Leaving out every picture, quote the data below exactly as it appears.

Material:
-- Begin --
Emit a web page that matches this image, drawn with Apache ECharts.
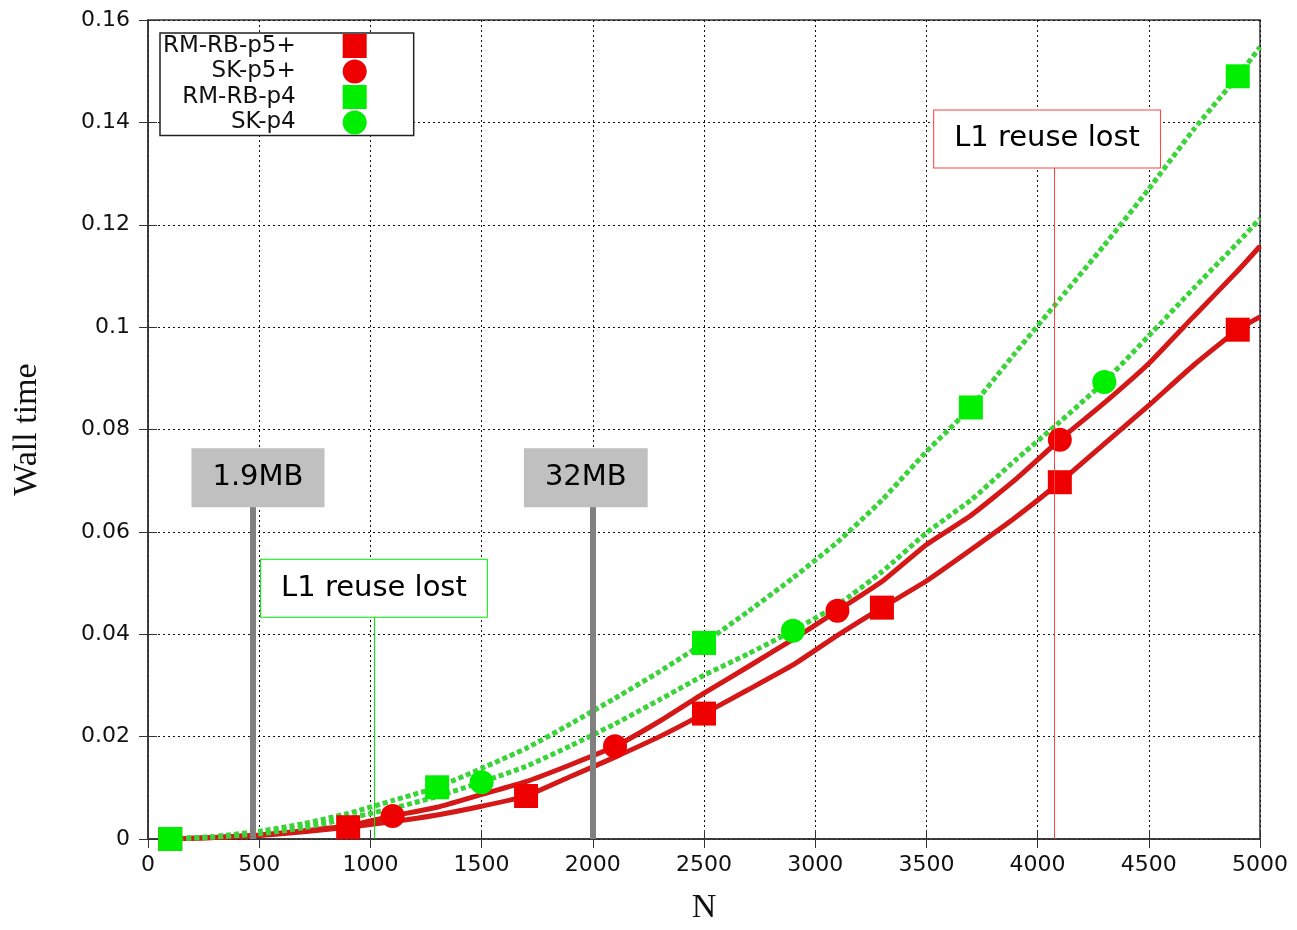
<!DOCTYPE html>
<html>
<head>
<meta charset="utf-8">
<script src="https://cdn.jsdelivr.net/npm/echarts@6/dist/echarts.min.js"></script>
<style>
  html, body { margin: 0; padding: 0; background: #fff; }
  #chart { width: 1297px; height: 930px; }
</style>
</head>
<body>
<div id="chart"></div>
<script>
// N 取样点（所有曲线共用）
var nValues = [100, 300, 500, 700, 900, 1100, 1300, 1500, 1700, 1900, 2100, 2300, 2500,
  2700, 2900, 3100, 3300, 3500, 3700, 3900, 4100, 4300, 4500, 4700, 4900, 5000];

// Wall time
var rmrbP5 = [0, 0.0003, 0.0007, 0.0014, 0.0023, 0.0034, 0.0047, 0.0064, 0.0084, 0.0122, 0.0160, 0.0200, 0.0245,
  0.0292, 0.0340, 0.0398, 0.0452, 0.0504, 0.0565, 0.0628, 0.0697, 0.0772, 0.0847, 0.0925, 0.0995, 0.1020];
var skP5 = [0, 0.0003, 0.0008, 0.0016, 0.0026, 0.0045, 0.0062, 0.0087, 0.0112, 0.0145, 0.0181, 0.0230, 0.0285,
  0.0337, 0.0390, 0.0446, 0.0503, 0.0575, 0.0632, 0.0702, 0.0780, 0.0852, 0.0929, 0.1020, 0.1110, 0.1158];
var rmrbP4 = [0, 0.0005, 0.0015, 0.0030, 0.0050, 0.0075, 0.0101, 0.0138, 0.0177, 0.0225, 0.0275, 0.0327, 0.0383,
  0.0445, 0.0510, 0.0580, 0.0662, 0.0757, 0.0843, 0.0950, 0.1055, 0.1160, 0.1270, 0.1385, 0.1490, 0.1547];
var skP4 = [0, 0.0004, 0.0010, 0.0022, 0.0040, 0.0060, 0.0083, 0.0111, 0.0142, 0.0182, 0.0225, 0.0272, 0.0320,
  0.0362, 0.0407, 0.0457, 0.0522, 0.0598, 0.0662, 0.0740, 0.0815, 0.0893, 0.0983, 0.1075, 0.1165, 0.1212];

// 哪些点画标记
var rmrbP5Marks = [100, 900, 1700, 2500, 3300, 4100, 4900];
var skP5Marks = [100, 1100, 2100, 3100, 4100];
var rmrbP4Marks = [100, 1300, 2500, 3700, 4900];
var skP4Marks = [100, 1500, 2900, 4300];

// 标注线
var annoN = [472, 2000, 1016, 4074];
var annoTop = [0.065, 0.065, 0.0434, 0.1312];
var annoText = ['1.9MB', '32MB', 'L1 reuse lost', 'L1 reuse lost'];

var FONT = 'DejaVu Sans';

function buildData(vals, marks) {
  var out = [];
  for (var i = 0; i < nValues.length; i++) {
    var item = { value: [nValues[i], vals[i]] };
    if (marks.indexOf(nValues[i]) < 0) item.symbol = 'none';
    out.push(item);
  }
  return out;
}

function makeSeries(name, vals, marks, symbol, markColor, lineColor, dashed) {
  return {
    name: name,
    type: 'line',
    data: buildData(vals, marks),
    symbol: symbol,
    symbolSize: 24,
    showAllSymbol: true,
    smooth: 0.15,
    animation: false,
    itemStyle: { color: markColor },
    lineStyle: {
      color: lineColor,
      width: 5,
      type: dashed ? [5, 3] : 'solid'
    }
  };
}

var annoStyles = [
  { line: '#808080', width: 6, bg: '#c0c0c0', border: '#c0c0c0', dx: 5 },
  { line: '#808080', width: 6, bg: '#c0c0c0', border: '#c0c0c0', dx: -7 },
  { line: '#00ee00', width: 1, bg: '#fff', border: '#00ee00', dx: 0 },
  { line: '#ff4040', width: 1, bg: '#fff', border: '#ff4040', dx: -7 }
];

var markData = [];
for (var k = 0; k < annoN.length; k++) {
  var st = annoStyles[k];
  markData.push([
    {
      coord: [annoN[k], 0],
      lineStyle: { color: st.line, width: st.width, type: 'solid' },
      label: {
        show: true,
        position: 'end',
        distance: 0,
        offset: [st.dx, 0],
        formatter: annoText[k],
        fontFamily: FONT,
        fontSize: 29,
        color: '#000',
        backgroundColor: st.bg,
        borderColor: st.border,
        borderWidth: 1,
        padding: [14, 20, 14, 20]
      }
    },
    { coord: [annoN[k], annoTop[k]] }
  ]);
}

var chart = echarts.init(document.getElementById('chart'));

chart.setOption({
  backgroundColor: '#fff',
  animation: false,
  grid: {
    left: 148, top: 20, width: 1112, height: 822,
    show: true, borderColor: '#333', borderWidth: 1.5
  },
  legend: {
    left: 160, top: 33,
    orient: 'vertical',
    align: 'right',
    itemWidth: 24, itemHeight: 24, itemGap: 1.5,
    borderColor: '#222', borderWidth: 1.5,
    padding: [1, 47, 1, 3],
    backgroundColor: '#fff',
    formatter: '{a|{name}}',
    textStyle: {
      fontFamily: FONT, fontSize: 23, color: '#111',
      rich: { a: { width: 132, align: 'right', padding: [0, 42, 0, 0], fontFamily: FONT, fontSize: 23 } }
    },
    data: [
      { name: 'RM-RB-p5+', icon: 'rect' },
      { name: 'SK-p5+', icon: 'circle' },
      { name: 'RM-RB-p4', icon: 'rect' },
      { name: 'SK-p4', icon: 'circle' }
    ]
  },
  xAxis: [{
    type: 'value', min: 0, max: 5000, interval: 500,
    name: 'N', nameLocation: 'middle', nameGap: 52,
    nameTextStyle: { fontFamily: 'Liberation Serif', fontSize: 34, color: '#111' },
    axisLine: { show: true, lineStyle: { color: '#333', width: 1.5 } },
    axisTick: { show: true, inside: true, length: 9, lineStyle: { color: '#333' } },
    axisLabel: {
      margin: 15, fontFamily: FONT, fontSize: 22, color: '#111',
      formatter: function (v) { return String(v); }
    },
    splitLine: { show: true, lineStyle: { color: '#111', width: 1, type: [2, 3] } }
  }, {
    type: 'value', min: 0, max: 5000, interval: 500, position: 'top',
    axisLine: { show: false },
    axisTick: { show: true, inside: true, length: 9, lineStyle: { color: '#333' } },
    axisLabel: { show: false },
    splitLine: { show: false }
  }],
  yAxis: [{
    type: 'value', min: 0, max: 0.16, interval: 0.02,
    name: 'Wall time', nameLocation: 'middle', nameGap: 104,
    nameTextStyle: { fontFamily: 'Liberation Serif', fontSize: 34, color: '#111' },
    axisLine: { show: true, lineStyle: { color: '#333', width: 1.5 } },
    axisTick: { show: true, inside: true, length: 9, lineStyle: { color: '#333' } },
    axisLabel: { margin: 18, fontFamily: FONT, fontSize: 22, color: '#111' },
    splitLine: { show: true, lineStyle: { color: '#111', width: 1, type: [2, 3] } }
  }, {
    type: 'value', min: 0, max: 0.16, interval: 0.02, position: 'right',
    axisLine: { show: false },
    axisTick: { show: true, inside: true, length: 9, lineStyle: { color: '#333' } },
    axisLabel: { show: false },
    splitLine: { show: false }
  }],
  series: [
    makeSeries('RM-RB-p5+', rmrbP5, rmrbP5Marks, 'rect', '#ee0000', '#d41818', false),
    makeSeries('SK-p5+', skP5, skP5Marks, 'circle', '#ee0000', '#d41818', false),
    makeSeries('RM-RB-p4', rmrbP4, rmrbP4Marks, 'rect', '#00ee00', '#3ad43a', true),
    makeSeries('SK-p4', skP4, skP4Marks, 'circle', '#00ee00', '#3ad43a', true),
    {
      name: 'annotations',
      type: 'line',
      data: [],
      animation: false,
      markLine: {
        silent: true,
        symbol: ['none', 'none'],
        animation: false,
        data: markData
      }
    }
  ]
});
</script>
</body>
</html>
-- End --
Task solution:
Emit a web page that matches this image, drawn with Apache ECharts.
<!DOCTYPE html>
<html>
<head>
<meta charset="utf-8">
<script src="https://cdn.jsdelivr.net/npm/echarts@6/dist/echarts.min.js"></script>
<style>
  html, body { margin: 0; padding: 0; background: #fff; }
  #chart { width: 1297px; height: 930px; }
</style>
</head>
<body>
<div id="chart"></div>
<script>
// N 取样点（所有曲线共用）
var nValues = [100, 300, 500, 700, 900, 1100, 1300, 1500, 1700, 1900, 2100, 2300, 2500,
  2700, 2900, 3100, 3300, 3500, 3700, 3900, 4100, 4300, 4500, 4700, 4900, 5000];

// Wall time
var rmrbP5 = [0, 0.0003, 0.0007, 0.0014, 0.0023, 0.0034, 0.0047, 0.0064, 0.0084, 0.0122, 0.0160, 0.0200, 0.0245,
  0.0292, 0.0340, 0.0398, 0.0452, 0.0504, 0.0565, 0.0628, 0.0697, 0.0772, 0.0847, 0.0925, 0.0995, 0.1020];
var skP5 = [0, 0.0003, 0.0008, 0.0016, 0.0026, 0.0045, 0.0062, 0.0087, 0.0112, 0.0145, 0.0181, 0.0230, 0.0285,
  0.0337, 0.0390, 0.0446, 0.0503, 0.0575, 0.0632, 0.0702, 0.0780, 0.0852, 0.0929, 0.1020, 0.1110, 0.1158];
var rmrbP4 = [0, 0.0005, 0.0015, 0.0030, 0.0050, 0.0075, 0.0101, 0.0138, 0.0177, 0.0225, 0.0275, 0.0327, 0.0383,
  0.0445, 0.0510, 0.0580, 0.0662, 0.0757, 0.0843, 0.0950, 0.1055, 0.1160, 0.1270, 0.1385, 0.1490, 0.1547];
var skP4 = [0, 0.0004, 0.0010, 0.0022, 0.0040, 0.0060, 0.0083, 0.0111, 0.0142, 0.0182, 0.0225, 0.0272, 0.0320,
  0.0362, 0.0407, 0.0457, 0.0522, 0.0598, 0.0662, 0.0740, 0.0815, 0.0893, 0.0983, 0.1075, 0.1165, 0.1212];

// 哪些点画标记
var rmrbP5Marks = [100, 900, 1700, 2500, 3300, 4100, 4900];
var skP5Marks = [100, 1100, 2100, 3100, 4100];
var rmrbP4Marks = [100, 1300, 2500, 3700, 4900];
var skP4Marks = [100, 1500, 2900, 4300];

// 标注线
var annoN = [472, 2000, 1016, 4074];
var annoTop = [0.065, 0.065, 0.0434, 0.1312];
var annoText = ['1.9MB', '32MB', 'L1 reuse lost', 'L1 reuse lost'];

var FONT = 'DejaVu Sans';

function buildData(vals, marks) {
  var out = [];
  for (var i = 0; i < nValues.length; i++) {
    var item = { value: [nValues[i], vals[i]] };
    if (marks.indexOf(nValues[i]) < 0) item.symbol = 'none';
    out.push(item);
  }
  return out;
}

function makeSeries(name, vals, marks, symbol, markColor, lineColor, dashed) {
  return {
    name: name,
    type: 'line',
    data: buildData(vals, marks),
    symbol: symbol,
    symbolSize: 24,
    showAllSymbol: true,
    smooth: 0.15,
    animation: false,
    itemStyle: { color: markColor },
    lineStyle: {
      color: lineColor,
      width: 5,
      type: dashed ? [5, 3] : 'solid'
    }
  };
}

var annoStyles = [
  { line: '#808080', width: 6, bg: '#c0c0c0', border: '#c0c0c0', dx: 5 },
  { line: '#808080', width: 6, bg: '#c0c0c0', border: '#c0c0c0', dx: -7 },
  { line: '#00ee00', width: 1, bg: '#fff', border: '#00ee00', dx: 0 },
  { line: '#ff4040', width: 1, bg: '#fff', border: '#ff4040', dx: -7 }
];

var markData = [];
for (var k = 0; k < annoN.length; k++) {
  var st = annoStyles[k];
  markData.push([
    {
      coord: [annoN[k], 0],
      lineStyle: { color: st.line, width: st.width, type: 'solid' },
      label: {
        show: true,
        position: 'end',
        distance: 0,
        offset: [st.dx, 0],
        formatter: annoText[k],
        fontFamily: FONT,
        fontSize: 29,
        color: '#000',
        backgroundColor: st.bg,
        borderColor: st.border,
        borderWidth: 1,
        padding: [14, 20, 14, 20]
      }
    },
    { coord: [annoN[k], annoTop[k]] }
  ]);
}

var chart = echarts.init(document.getElementById('chart'));

chart.setOption({
  backgroundColor: '#fff',
  animation: false,
  grid: {
    left: 148, top: 20, width: 1112, height: 822,
    show: true, borderColor: '#333', borderWidth: 1.5
  },
  legend: {
    left: 160, top: 33,
    orient: 'vertical',
    align: 'right',
    itemWidth: 24, itemHeight: 24, itemGap: 1.5,
    borderColor: '#222', borderWidth: 1.5,
    padding: [1, 47, 1, 3],
    backgroundColor: '#fff',
    formatter: '{a|{name}}',
    textStyle: {
      fontFamily: FONT, fontSize: 23, color: '#111',
      rich: { a: { width: 132, align: 'right', padding: [0, 42, 0, 0], fontFamily: FONT, fontSize: 23 } }
    },
    data: [
      { name: 'RM-RB-p5+', icon: 'rect' },
      { name: 'SK-p5+', icon: 'circle' },
      { name: 'RM-RB-p4', icon: 'rect' },
      { name: 'SK-p4', icon: 'circle' }
    ]
  },
  xAxis: [{
    type: 'value', min: 0, max: 5000, interval: 500,
    name: 'N', nameLocation: 'middle', nameGap: 52,
    nameTextStyle: { fontFamily: 'Liberation Serif', fontSize: 34, color: '#111' },
    axisLine: { show: true, lineStyle: { color: '#333', width: 1.5 } },
    axisTick: { show: true, inside: true, length: 9, lineStyle: { color: '#333' } },
    axisLabel: {
      margin: 15, fontFamily: FONT, fontSize: 22, color: '#111',
      formatter: function (v) { return String(v); }
    },
    splitLine: { show: true, lineStyle: { color: '#111', width: 1, type: [2, 3] } }
  }, {
    type: 'value', min: 0, max: 5000, interval: 500, position: 'top',
    axisLine: { show: false },
    axisTick: { show: true, inside: true, length: 9, lineStyle: { color: '#333' } },
    axisLabel: { show: false },
    splitLine: { show: false }
  }],
  yAxis: [{
    type: 'value', min: 0, max: 0.16, interval: 0.02,
    name: 'Wall time', nameLocation: 'middle', nameGap: 104,
    nameTextStyle: { fontFamily: 'Liberation Serif', fontSize: 34, color: '#111' },
    axisLine: { show: true, lineStyle: { color: '#333', width: 1.5 } },
    axisTick: { show: true, inside: true, length: 9, lineStyle: { color: '#333' } },
    axisLabel: { margin: 18, fontFamily: FONT, fontSize: 22, color: '#111' },
    splitLine: { show: true, lineStyle: { color: '#111', width: 1, type: [2, 3] } }
  }, {
    type: 'value', min: 0, max: 0.16, interval: 0.02, position: 'right',
    axisLine: { show: false },
    axisTick: { show: true, inside: true, length: 9, lineStyle: { color: '#333' } },
    axisLabel: { show: false },
    splitLine: { show: false }
  }],
  series: [
    makeSeries('RM-RB-p5+', rmrbP5, rmrbP5Marks, 'rect', '#ee0000', '#d41818', false),
    makeSeries('SK-p5+', skP5, skP5Marks, 'circle', '#ee0000', '#d41818', false),
    makeSeries('RM-RB-p4', rmrbP4, rmrbP4Marks, 'rect', '#00ee00', '#3ad43a', true),
    makeSeries('SK-p4', skP4, skP4Marks, 'circle', '#00ee00', '#3ad43a', true),
    {
      name: 'annotations',
      type: 'line',
      data: [],
      animation: false,
      markLine: {
        silent: true,
        symbol: ['none', 'none'],
        animation: false,
        data: markData
      }
    }
  ]
});
</script>
</body>
</html>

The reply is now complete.